Eventually, after the plans were made we picked up our rental car in Surrey on a Thursday evening in September, and were quite surprised when we realized with what kind of car we had to drive the nine hours into the province of Alberta. Instead of a small Toyota Yaris which we had actually booked, we were presented a Dodge Ram truck, beautiful to look at, but as high in its fuel consumption as you would imagine when looking at it. We didn't bother and started our adventure into the mountais good-tempered.
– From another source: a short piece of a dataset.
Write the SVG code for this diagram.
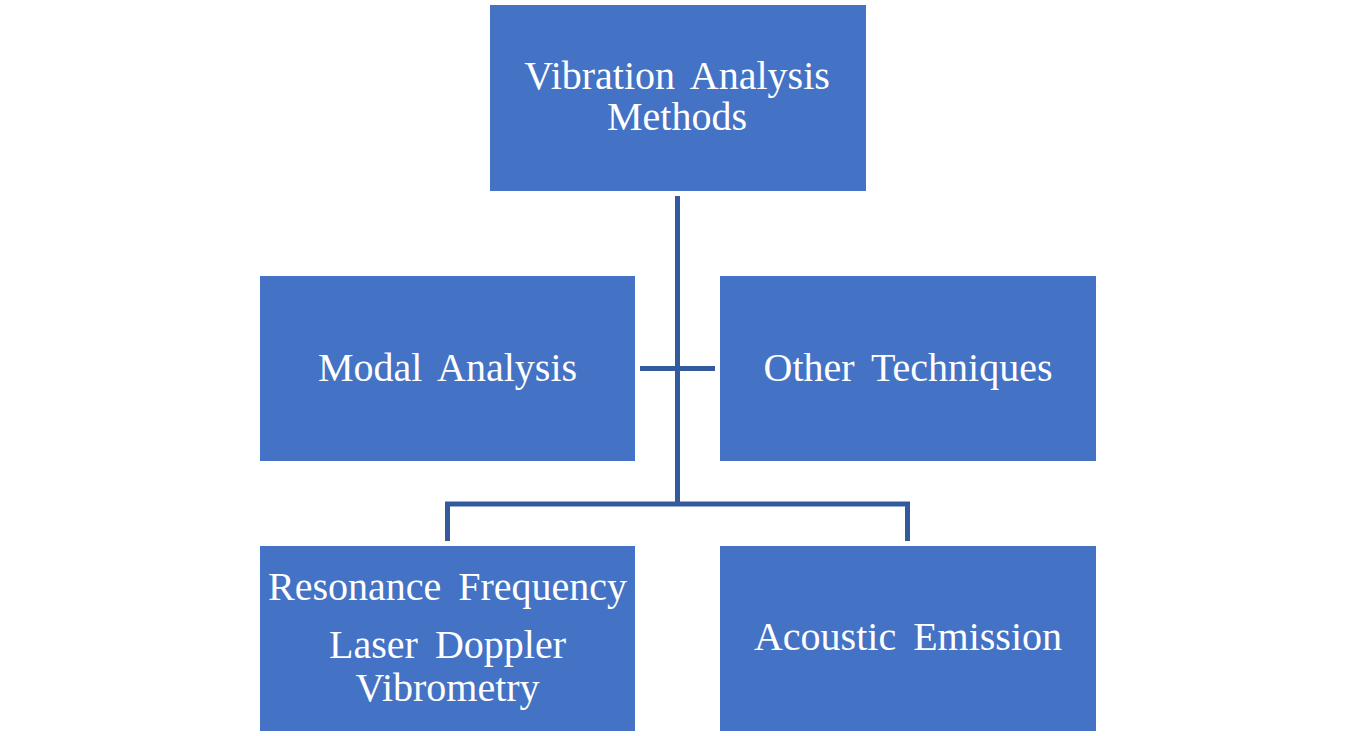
<svg xmlns="http://www.w3.org/2000/svg" width="1354" height="736" viewBox="0 0 1354 736">
<style>
.box{fill:#4472C4}
.t{font-family:"Liberation Serif","Times New Roman",serif;font-size:40px;word-spacing:7px;fill:#fff;text-anchor:middle}
.c{stroke:#335A9C;stroke-width:5;fill:none}
</style>
<rect width="1354" height="736" fill="#fff"/>
<g id="connectors">
<path class="c" d="M677.5,196 V506"/>
<path class="c" d="M640,368.5 H715"/>
<path class="c" d="M447.5,541 V504 H907.5 V541"/>
</g>
<g id="root"><rect class="box" x="490" y="5" width="376" height="186"/>
<text class="t" x="677" y="89">Vibration Analysis</text>
<text class="t" x="677" y="130">Methods</text></g>
<g id="modal"><rect class="box" x="260" y="276" width="375" height="185"/>
<text class="t" x="447.5" y="381">Modal Analysis</text></g>
<g id="other"><rect class="box" x="720" y="276" width="376" height="185"/>
<text class="t" x="908" y="381">Other Techniques</text></g>
<g id="resonance"><rect class="box" x="260" y="546" width="375" height="185"/>
<text class="t" x="447.5" y="600">Resonance Frequency</text>
<text class="t" x="447.5" y="658">Laser Doppler</text>
<text class="t" x="447.5" y="701">Vibrometry</text></g>
<g id="acoustic"><rect class="box" x="720" y="546" width="376" height="185"/>
<text class="t" x="908" y="650">Acoustic Emission</text></g>
</svg>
We spent a night in the truck in Kamloops and continued to drive the next morning at sunrise. We were rewarded with beautiful and sunny weather on the last few hours on our drive to Lake Louise, were we arrived at about 2 pm in the afternoon. What came next was just breathtaking. Visiting Lake Louise and Lake Moraine on the same day gave us the first glimpse of what to expect in the following three days. The two lakes are like shimmering gems in a vast and beautiful landscape! White Snow-peaked mountains merge with the blue and turquoise hues of the lakes - Great spots for cool pictures!
The next day was more active. We went on a hike to the two beehive viewpoints above Lake Louise. The moderate walk took us about four to five hours and provided us with stunning panorama views of the area. The nature here is so different then in Europe, everything is so much vaster and so much bigger. It sometimes feels like being the only person in the world.
Highlight of our trip was the Icefield Parkway, the drive from Banff to Jasper, which is meant to be the most beautiful drive in the world. For us it definitely is the most beautiful we have seen so far, even if we only went half-way - and again, beautiful lakes like Peyto Lake or Bow Lake glowing amidst spectacular mountain ranges, blue glacial streams flowing into the valleys and mountain views that makes it difficult to keep your eyes on the road. On the way we also visited Athabasca Glaciers at Columbias Icefield. We learned how climate change affected the decrease of it. Small signs are constructed on the way to the glacier to show to which extent it has vanished. It is crazy to imagine that it was nearly two times more voluminous about 125 years ago.
Unfortunately the time vanished as well, as we found ourselves on the drive back to Vancouver just a night later. Another nine hours of driving were ahead of us - a lot of time to marvel about our experiences in Banff National Park and to look at the hundreds of pictures we took.